Y además quedan ángeles
Claudia Barrionuevo [email protected] | Lunes 13 abril, 2009
Claudia Barrionuevo
No hace mucho escribí en esta misma columna agradeciendo a un gentil caballero anónimo que había pagado mi cuenta en un restaurante japonés en el que estaba almorzando con una amiga.
Hoy debo reconocer que además de que aún quedan caballeros todavía quedan ángeles.
Desde la infancia de mis hijas su papá les había prometido un viaje idílico cuando la mayor cumpliera 15 años. Por fin había llegado la fecha —con apenas unos meses de retraso— y ambas estaban fascinadas con el gran evento que les esperaba.
Durante semanas estuvimos pendientes de los preparativos y el viernes antes de Semana Santa les ayudé a hacer las maletas, preocupándome de que no olvidaran nada. Al mediodía se fueron hacia el aeropuerto en medio de besos y abrazos.
Sola en la casa me dispuse a escribir mi columna semanal (no esta, la anterior). A las dos y cuarto de la tarde me llamó el padre de mis hijas para decirme que la agencia de viajes no había sacado el permiso de salida y que urgía que yo me presentara en el aeropuerto con mi cédula de identidad.

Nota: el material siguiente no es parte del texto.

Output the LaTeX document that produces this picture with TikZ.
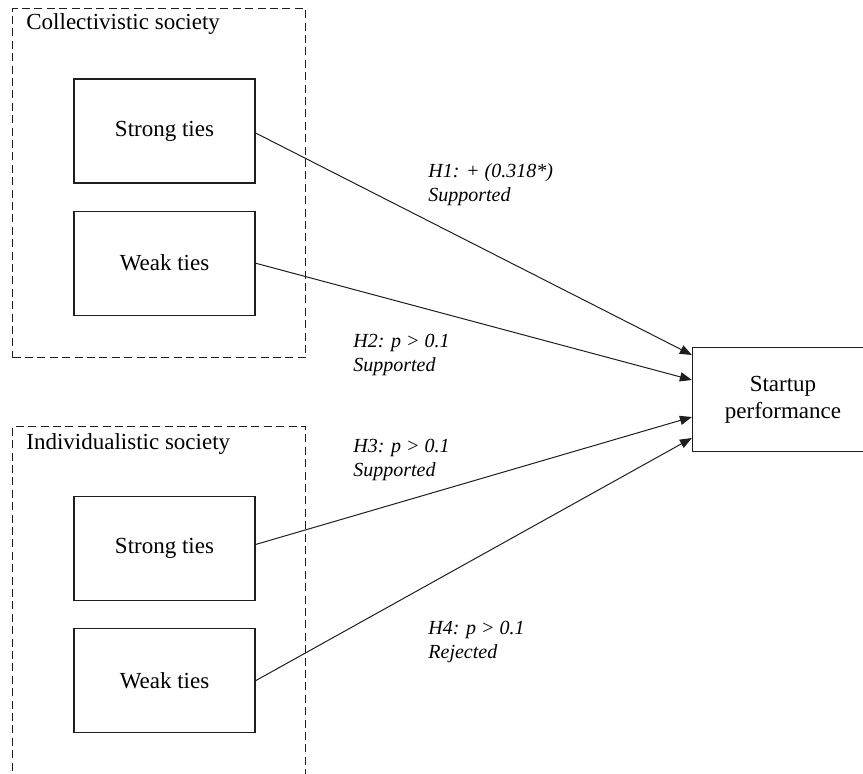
\documentclass[tikz,border=0pt]{standalone}
\usepackage{fontspec}
\setmainfont{Liberation Serif}
\usepackage{tikz}
\usetikzlibrary{arrows.meta,positioning,calc}
\definecolor{hyedge}{RGB}{30,30,30}
\tikzset{
  tiebox/.style={
    draw=hyedge, line width=0.6pt, align=center,
    minimum width=90.5pt, minimum height=52pt, inner sep=2pt
  },
  grp/.style={
    draw=hyedge, line width=0.55pt, dash pattern=on 4pt off 2.2pt,
    inner sep=0pt, anchor=north west
  },
  grptitle/.style={anchor=base west, inner sep=0pt},
  hyp/.style={anchor=base west, inner sep=0pt, align=left, font=\itshape},
  arr/.style={-{Triangle[length=6pt,width=4.6pt]}, draw=hyedge, line width=0.5pt},
  every picture/.append style={font=\fontsize{11.5}{13.5}\selectfont}
}
\begin{document}
\begin{tikzpicture}[x=0.5pt, y=-0.5pt, node distance=13.5pt]
  \useasboundingbox (0,0) rectangle (863,774);
  \clip (0,0) rectangle (863,774);
  % groups
  \node[grp, minimum width=146.5pt, minimum height=174.5pt] (coll) at (12,8) {};
  \node[grp, minimum width=146.5pt, minimum height=190pt] (indiv) at (12,426) {};
  \node[grptitle] (colltitle) at (26,30) {Collectivistic society};
  \node[grptitle] (indivtitle) at (26,450) {Individualistic society};
  % ties
  \node[tiebox] (cstrong) at (164.5,131) {Strong ties};
  \node[tiebox, below=of cstrong] (cweak) {Weak ties};
  \node[tiebox] (istrong) at (164.5,548.5) {Strong ties};
  \node[tiebox, below=of istrong] (iweak) {Weak ties};
  \node[tiebox] (perf) at (783,399.5) {Startup\\performance};
  % hypotheses
  \draw[arr] ([yshift=-1pt]cstrong.east) -- ($(perf.west)+(0,-44.5)$);
  \draw[arr] (cweak.east) -- ($(perf.west)+(0,-19.5)$);
  \draw[arr] ([yshift=2pt]istrong.east) -- ($(perf.west)+(0,17.5)$);
  \draw[arr] (iweak.east) -- ($(perf.west)+(0,38.5)$);
  % base of the last line
  \node[hyp] (h1) at (428,202) {H1: + (0.318*)\\Supported};
  \node[hyp] (h2) at (353,372) {H2: p > 0.1\\Supported};
  \node[hyp] (h3) at (353,477) {H3: p > 0.1\\Supported};
  \node[hyp] (h4) at (428,659) {H4: p > 0.1\\Rejected};
\end{tikzpicture}
\end{document}
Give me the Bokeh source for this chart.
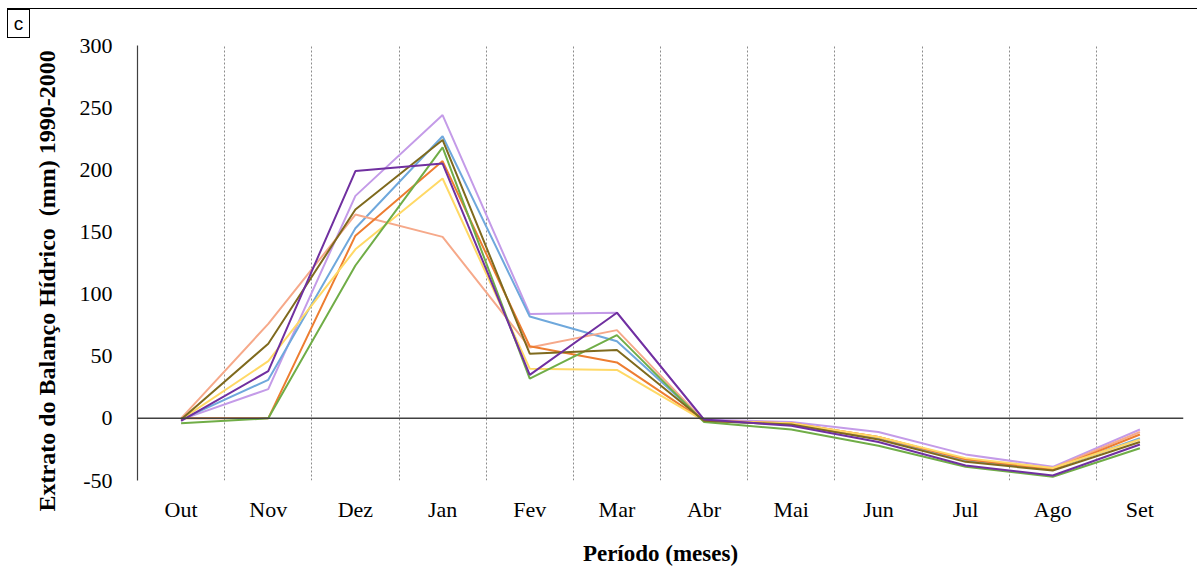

Repito: viernes antes de Semana Santa. Dos y cuarto de la tarde desde Curridabat hasta Alajuela.
Agarré el carro y yo —timorata y prudente para manejar— me parecía al Tribilín de las fábulas (seguramente estoy hablando de una antigüedad). Recorrí la Circunvalación bajo el calor, con el audífono del “manos libres” en la oreja respondiendo a las llamadas angustiantes de mi hija mayor que quería saber por dónde venía. A la quinta llamada, mientras trataba sin éxito de bajar a la autopista frente al San José Palacio —la entrada estaba cerrada— el carro se murió. Lógico: yo hubiera hecho lo mismo. El pobre debe haber pensado: “esta señora está manejando como nunca lo hace, de forma temeraria, donde agarre la pista me destruye contra algún tráiler. Yo de aquí no me muevo”.
Muy cercana al ataque de histeria —o ya en medio de ella— puse las luces de estacionar, cerré el carro y salí de él, sin rumbo fijo, esperando encontrar un taxi que por supuesto no circulan vacíos en una autopista.
Y ahí llegó el ángel, el buen samaritano, el caballero capaz de ayudar a una dama en problemas, el ciudadano solidario.
Eduardo se llama el hombre en cuestión que paró a preguntarme qué me pasaba. Yo debo haberlo atarantado con mi fraseo histérico del cual solo le quedó claro: “carro varado, hijas, aeropuerto”.
A pesar de que iba hacia Heredia por cuestiones de trabajo, decidió llevarme hasta el aeropuerto y en el camino me contó que tenía cuatro hijas de las cuales estaba evidentemente enamorado y por lo tanto comprendía mi angustia.
Yo, atea confesa y pesimista militante, tengo que reconocer que aún quedan ángeles y que todavía existe la solidaridad.
Esta vez no fue un gentil caballero anónimo, sino Eduardo el que me ayudó a llegar al aeropuerto para que el sueño de mis hijas de realizar un viaje idílico con su padre fuera posible. Mil gracias. Me hizo recuperar mi fe en la humanidad.